[Shop-talk] Mower blade orientaaion relative to piston

DAVID MASSEY dave1massey at cs.com
Wed May 19 07:46:41 MDT 2021


 Like I said, I would be mildly surprised.  Knowing how hard they work to squeeze every penny out of a high-volume product I could see that happening. 

That Pertronix sensor must be a precision device to be that critical on the magnetic circuit.  The old school parts had a magnet wheel that slipped over the shaft.  The Crane on my TR6 uses a light-based interrupter wheel.  It has worked flawlessly for the past 20-odd years.  But I have an Allison on my TR8.  We'll see how well it holds up. 
 
Dave 

 
 
-----Original Message-----
From: Bob Spidell <bspidell at comcast.net>
To: shop-talk at autox.team.net <shop-talk at autox.team.net>
Sent: Wed, May 19, 2021 7:32 am
Subject: Re: [Shop-talk] Mower blade orientaaion relative to piston

 All I know is what the 'Knife Stalkers'--they sounded like Russians--told me.

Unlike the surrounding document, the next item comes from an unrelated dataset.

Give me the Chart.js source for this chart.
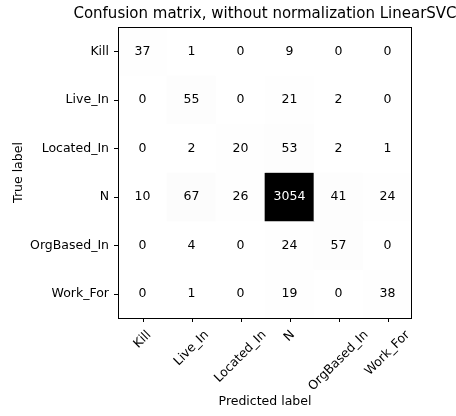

I don't have a scientific explanation, only that I tore the engine down and found nothing wrong. I do know that small, basically disposable appliances are built as simply and cheaply as possible (you can rebuild a Stihl MS170 for about $50). The blade wasn't broken--I would have spotted that--but a crack could disrupt a magnetic field somehow. Like I mentioned, the Pertronix in my Healey 100 apparently fires off the cam lobes, with no magnet required to trigger (what I suspect) is a Hall Effect pickup.
 
 
 On 5/19/2021 5:07 AM, DAVID MASSEY wrote:
  
 
  I would find it mildly surprising if they were triggering off of the blade but any motor I've worked on is at least 20 years old.  On those motors (a couple Briggs and Scrapiron and a Tecumseh) had the magneto in the flywheel on the opposite end.  They will run without the blade attached.  Triggering off the blade means that motor is a special-purpose model for that application.  The economies of scale favor a more generic design.
   
  Dave 
 
   
   
  -----Original Message-----
 From: old dirtbeard <dirtbeard at gmail.com>
 To: Bob Spidell <bspidell at comcast.net>
 Cc: shop-talk at autox.team.net
 Sent: Tue, May 18, 2021 9:38 pm
 Subject: Re: [Shop-talk] Mower blade orientaaion relative to piston
 
   Hi Bob, 
  I believe you, of course, but I have never heard this before.  I have a Craftsman 21" walk behind and I usually sharpen the blade and do maintenance this month, so I think I will see if the engine will fire with the blade removed for sharpening. 
  For this to make sense to me, there would need to be some sensor on the blade, or they are using iron mass of the blade as part of the inductance field to signal the position for coil firing. The aluminum sump of the motor protrudes through the steel deck of the mower, so I suppose it is possible. There is quite an air gap between the blade and the sump of the engine, however. 
  You have me very curious and I will let you know if the mower will fire without the blade attached (if it does, I will not let it run as it is hard to predict what would happen without that flywheel attached to the crankshaft). 
  best, 
  doug   
   On Tue, May 18, 2021 at 5:35 PM Bob Spidell <bspidell at comcast.net> wrote:
  
  Possibly of some interest: I had a Craftsman walk-behind that quit running suddenly. I tore the engine down, didn't find anything, then finally took it to a repair shop. They told me the blade had a crack in it that caused the problem; supposedly the blade is part of a timing loop that fires the spark. Sort of makes sense if you think of the blade as a flywheel with a position sensor on it.
 
 Bob
 
 On 5/18/2021 2:55 PM, Brian and Wendy Warrick wrote:
  
  I run Snapper walk behind mowers and have never gave it a thought. I can't see why it would matter. If it did, they would have designed the adapter differently.  
   Brian  Nampa, ID   
   From: Shop-talk <shop-talk-bounces at autox.team.net> on behalf of Karl Vacek <stearman809 at gmail.com>
 Sent: Tuesday, May 18, 2021 3:52 PM
 To: 'shop-talk at autox.team.net' <Shop-talk at autox.team.net>
 Subject: [Shop-talk] Mower blade orientaaion relative to piston       Last time I sharpened my 21” walk-behind mower blade I thought of something that’s never occurred to me, after using the same brand of mower for 25 years..     On a Snapper, the blade can actually go on any way onto the square adapter keyed to the crankshaft.  The mounting point is square, no pins, no longer side, nothing.     One way would be aligned with the cylinder at TDC/BDC, and the other way would be across.  It’s been off many times and there’s no way to tell how it was mounted originally.  The manual is silent on this.     Power stroke shouldn’t matter, but maybe some dynamic issue one way or the other?     Thanks!